The Supreme Court ruled on Tuesday that several buildings in the eastern part of Beit El, located in Samaria's Binyamin region, are to be demolished by July 30, thereby rejecting the petition of the company that constructed the buildings.
With the support of the state, the company had requested the cancellation of a previous ruling against the buildings, and asked to allow the construction process to be allowed to advance as planned.
In making the ruling, Supreme Court President Judge Miriam Naor wrote, "after examining the writings and hearing the verbal claims, we reason that the claims of the petitioner do not justify a deviation from the concluding principle of the debate."
Back in the original petition, Naor had in fact asked to give an extension to advance the planning processes and opposed the majority ruling calling to destroy the buildings.
Naor noted that in the ruling Tuesday that construction planning had advanced but had not yet reached completion, which evidently was a key sticking point.
"In the debate the state noted that all of the orders (on the issue) need to be discussed before the supreme council an additional time in the presence of the sides, and afterwards will be brought to the defense minister."
"The state said there is no obstacle for the debate before the supreme council to take place this coming July and that the planning will be completed within a 'short' time frame.

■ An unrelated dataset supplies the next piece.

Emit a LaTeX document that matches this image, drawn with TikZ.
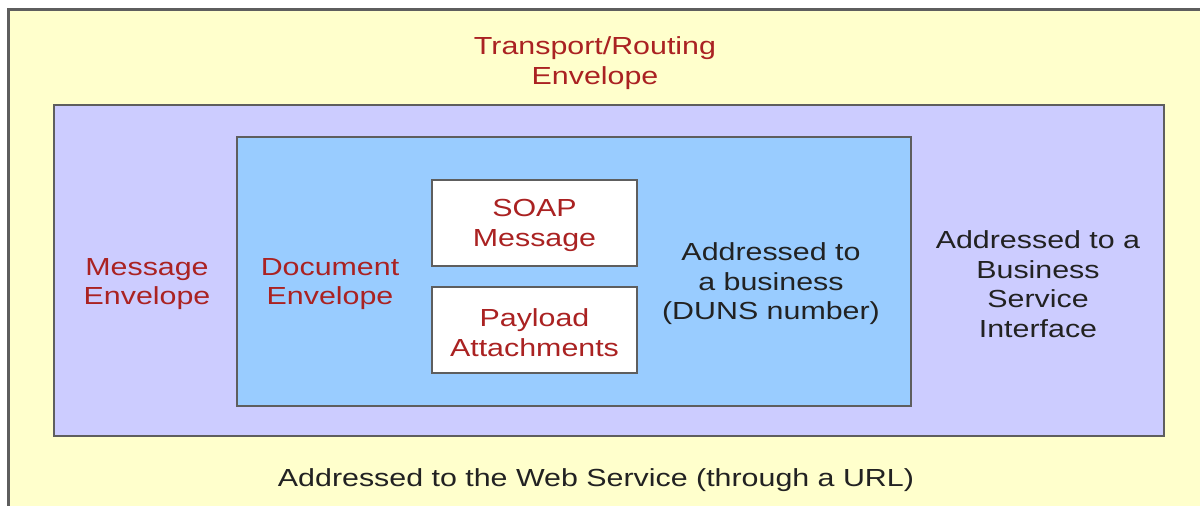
\documentclass[tikz,border=0pt]{standalone}
\usepackage{fontspec}
\setmainfont{Liberation Sans}[FakeStretch=1.23]
\definecolor{bgyellow}{HTML}{FFFFCC}
\definecolor{msgpurple}{HTML}{CCCCFF}
\definecolor{docblue}{HTML}{99CCFF}
\definecolor{redtext}{HTML}{AA2222}
\definecolor{darktext}{HTML}{222222}
\definecolor{edge}{HTML}{5E5E5E}
\tikzset{
  frame/.style={draw=edge, line width=2.6pt, inner sep=0pt},
  lbl/.style={align=center, inner sep=0pt, font=\fontsize{24.7}{29.5}\selectfont},
  redlbl/.style={lbl, text=redtext},
  darklbl/.style={lbl, text=darktext}
}
\begin{document}
\begin{tikzpicture}[x=1pt, y=-1pt]
\useasboundingbox (0,0) rectangle (1200,506);
\fill[white] (0,0) rectangle (1200,506);
\begin{scope}
\clip (0,0) rectangle (1200,506);
\node[frame, fill=bgyellow, anchor=north west, minimum width=1300pt, minimum height=560pt] (outer) at (7,8) {};
\end{scope}
\node[frame, fill=msgpurple, minimum width=1110pt, minimum height=331pt] (msg) at (609,270.5) {};
\node[frame, fill=docblue, minimum width=674pt, minimum height=269pt] (doc) at (574,271.5) {};
\node[frame, fill=white, minimum width=205pt, minimum height=86pt] (soap) at (534.5,223) {};
\node[frame, fill=white, minimum width=205pt, minimum height=86pt] (payload) at (534.5,330) {};

\node[redlbl] (transport) at (595,63) {Transport/Routing\\Envelope};
\node[redlbl] (msgl) at (147,284) {Message\\Envelope};
\node[redlbl] (docl) at (330,284) {Document\\Envelope};
\node[redlbl] at ([yshift=-2.5pt]soap.center) {SOAP\\Message};
\node[redlbl] at ([yshift=-2.5pt]payload.center) {Payload\\Attachments};
\node[darklbl] (duns) at (771,284) {Addressed to\\a business\\(DUNS number)};
\node[darklbl] (bsi) at (1038,284) {Addressed to a\\Business\\Service\\Interface};
\node[darklbl] (url) at (596,480) {Addressed to the Web Service (through a URL)};
\end{tikzpicture}
\end{document}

However, it had difficulty giving a response to the question of what the expected date for completion of the planning process will be," added Naor.
Deputy President Judge Elyakim Rubinstein said that "at the end of the day, one who builds on private land builds at his own risk and takes on the risk, something which is preventable in advance and very unfortunate."
"It's a shame for the (need for) litigation, for the political tone encapsulated in the issue due to the circumstances we live in, and for the result that could have been prevented," he added.
It has been argued that in many cases the Supreme Court rules in favor of supposed private Arab landowners who claim ownership to land being built on by Jews without presenting any proof of ownership. Likewise there is criticism of the paradigm by which all non-state land in Judea and Samaria is automatically considered to be Arab-owned private land, even without any proof of ownership.